Spatial-temporal characteristics of carbon emission intensity in electricity generation and spatial spillover effects of driving factors across China's provinces

As China's largest source of carbon emissions, the power sector's transition to lower levels of carbon emission intensity is critical to achieving China's carbon emission (CE) reduction commitments. In this paper, the CE intensity of electricity generation (CEIE) in 30 provinces from 2000 to 2019 is calculated, and the temporal evolution and spatial distribution characteristics of CEIE are discussed. Then, the spatial spillover effect of each driving factor on CEIE is calculated using the spatial Durbin model. The CEIE reveals a first increasing and then decreasing trend, and the regional differences gradually decrease.
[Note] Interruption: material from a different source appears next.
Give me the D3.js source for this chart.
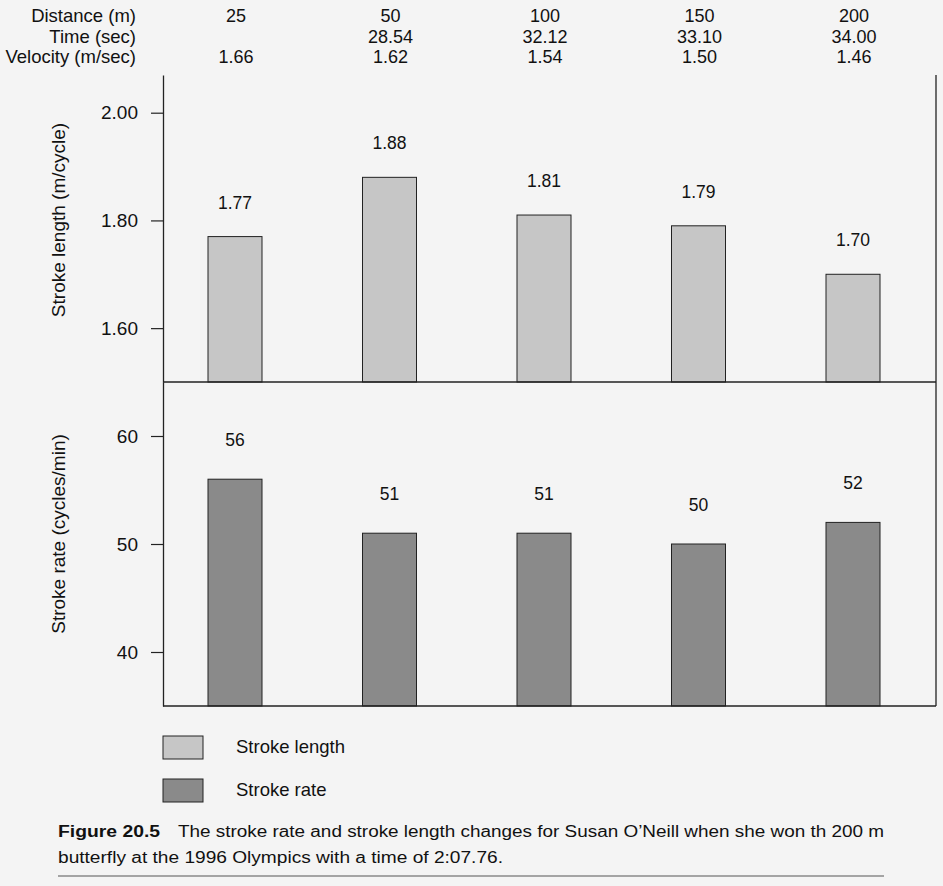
<!DOCTYPE html>
<html>
<head>
<meta charset="utf-8">
<script src="https://cdn.jsdelivr.net/npm/d3@7"></script>
<style>
  html, body { margin: 0; padding: 0; background: #f4f4f4; }
  svg { display: block; }
  text { font-family: "Liberation Sans", Arial, Helvetica, sans-serif; fill: #111; }
</style>
</head>
<body>
<svg id="chart" width="943" height="886"></svg>
<script>
// ---- data ----
const distances = ["25", "50", "100", "150", "200"];
const times = ["", "28.54", "32.12", "33.10", "34.00"];
const velocities = ["1.66", "1.62", "1.54", "1.50", "1.46"];
const strokeLength = [1.77, 1.88, 1.81, 1.79, 1.70];
const strokeRate = [56, 51, 51, 50, 52];
const lengthTicks = [1.60, 1.80, 2.00];
const rateTicks = [40, 50, 60];
const headerLabels = ["Distance (m)", "Time (sec)", "Velocity (m/sec)"];
const legendLabels = ["Stroke length", "Stroke rate"];
const captionBold = "Figure 20.5";
const captionLine1 = "The stroke rate and stroke length changes for Susan O\u2019Neill when she won th 200 m";
const captionLine2 = "butterfly at the 1996 Olympics with a time of 2:07.76.";

const colLight = "#c6c6c6", colDark = "#8a8a8a", ink = "#222";

const svg = d3.select("#chart");
svg.append("rect").attr("width", 943).attr("height", 886).attr("fill", "#f4f4f4");

const x = d3.scalePoint().domain(distances).range([235, 853]);
const barW = 54;
const left = 163, right = 936;
const yL = d3.scaleLinear().domain([1.5, 2.07]).range([382, 75]);
const yR = d3.scaleLinear().domain([35, 65]).range([706, 382]);

// ---- header rows ----
const rows = [distances, times, velocities];
const rowBase = [22, 43, 63];
rows.forEach((r, i) => {
  svg.append("text").attr("x", 136).attr("y", rowBase[i]).attr("text-anchor", "end")
    .style("font-size", "18.5px").text(headerLabels[i]);
  svg.selectAll(null).data(r).enter().append("text")
    .attr("x", (d, j) => x(distances[j]) + 1).attr("y", rowBase[i])
    .attr("text-anchor", "middle").style("font-size", "18px").text(d => d);
});

// ---- bars ----
function drawBars(data, y, fill, off, fmt) {
  svg.selectAll(null).data(data).enter().append("rect")
    .attr("x", (d, i) => x(distances[i]) - barW / 2)
    .attr("y", d => y(d))
    .attr("width", barW)
    .attr("height", d => y.range()[0] - y(d))
    .attr("fill", fill).attr("stroke", ink).attr("stroke-width", 1);
  svg.selectAll(null).data(data).enter().append("text")
    .attr("x", (d, i) => x(distances[i]))
    .attr("y", d => y(d) - off)
    .attr("text-anchor", "middle").style("font-size", "17.5px")
    .text(d => fmt(d));
}
drawBars(strokeLength, yL, colLight, 28, d3.format(".2f"));
drawBars(strokeRate, yR, colDark, 33, d3.format("d"));

// ---- axes ----
function axis(y, ticks, fmt) {
  const g = svg.append("g").attr("transform", `translate(${left},0)`)
    .call(d3.axisLeft(y).tickValues(ticks).tickFormat(fmt).tickSize(12).tickSizeOuter(0).tickPadding(13));
  g.select(".domain").attr("stroke", ink).attr("stroke-width", 1.3);
  g.selectAll(".tick line").attr("stroke", ink).attr("stroke-width", 1.2);
  g.selectAll(".tick text").style("font-size", "19px").style("font-family", '"Liberation Sans", Arial, sans-serif').attr("fill", "#111");
}
axis(yL, lengthTicks, d3.format(".2f"));
axis(yR, rateTicks, d3.format("d"));

// frame lines
svg.append("line").attr("x1", left).attr("x2", right).attr("y1", yL.range()[0]).attr("y2", yL.range()[0])
  .attr("stroke", ink).attr("stroke-width", 1.3);
svg.append("line").attr("x1", left).attr("x2", right).attr("y1", yR.range()[0]).attr("y2", yR.range()[0])
  .attr("stroke", ink).attr("stroke-width", 1.3);
svg.append("line").attr("x1", right).attr("x2", right).attr("y1", yL.range()[1]).attr("y2", yR.range()[0])
  .attr("stroke", ink).attr("stroke-width", 1.3);

// axis titles
svg.append("text").attr("transform", "translate(65,220) rotate(-90)").attr("text-anchor", "middle")
  .style("font-size", "19px").text("Stroke length (m/cycle)");
svg.append("text").attr("transform", "translate(65,534) rotate(-90)").attr("text-anchor", "middle")
  .style("font-size", "19px").text("Stroke rate (cycles/min)");

// ---- legend ----
const legY = [736, 779];
[colLight, colDark].forEach((c, i) => {
  svg.append("rect").attr("x", 163).attr("y", legY[i]).attr("width", 40).attr("height", 23)
    .attr("fill", c).attr("stroke", ink).attr("stroke-width", 1);
  svg.append("text").attr("x", 236).attr("y", legY[i] + 17).style("font-size", "18.5px").text(legendLabels[i]);
});

// ---- caption ----
const capFont = '"Liberation Sans Narrow", "Liberation Sans", Arial, sans-serif';
svg.append("text").attr("x", 58).attr("y", 837).style("font-family", capFont)
  .style("font-size", "16px").style("font-weight", "bold")
  .attr("textLength", 102).attr("lengthAdjust", "spacingAndGlyphs").text(captionBold);
svg.append("text").attr("x", 178).attr("y", 837).style("font-family", capFont)
  .style("font-size", "16px").attr("textLength", 706).attr("lengthAdjust", "spacingAndGlyphs").text(captionLine1);
svg.append("text").attr("x", 58).attr("y", 863).style("font-family", capFont)
  .style("font-size", "16px").attr("textLength", 445).attr("lengthAdjust", "spacingAndGlyphs").text(captionLine2);
svg.append("line").attr("x1", 58).attr("x2", 884).attr("y1", 876).attr("y2", 876)
  .attr("stroke", "#555").attr("stroke-width", 1.2);
</script>
</body>
</html>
Simultaneously, the CEIE has a significant positive spatial correlation, and the overall spatial distribution pattern is high in the northeast and low in the southwest of the country. Economic development and foreign trade both inhibit CEIE, while electricity consumption, research and development, unit operation level, and power structure all promote CEIE. Each driving factor's influence on regional CEIE exerts a spatial spillover effect. Among them, the spatial positive spillover effects of industrial structure and environmental protection investment are the most obvious, while the spatial spillover effects of other driving factors are not apparent. Furthermore, these findings provide practical insights into policy adjustments and the coordinated interregional development of low-carbon electricity.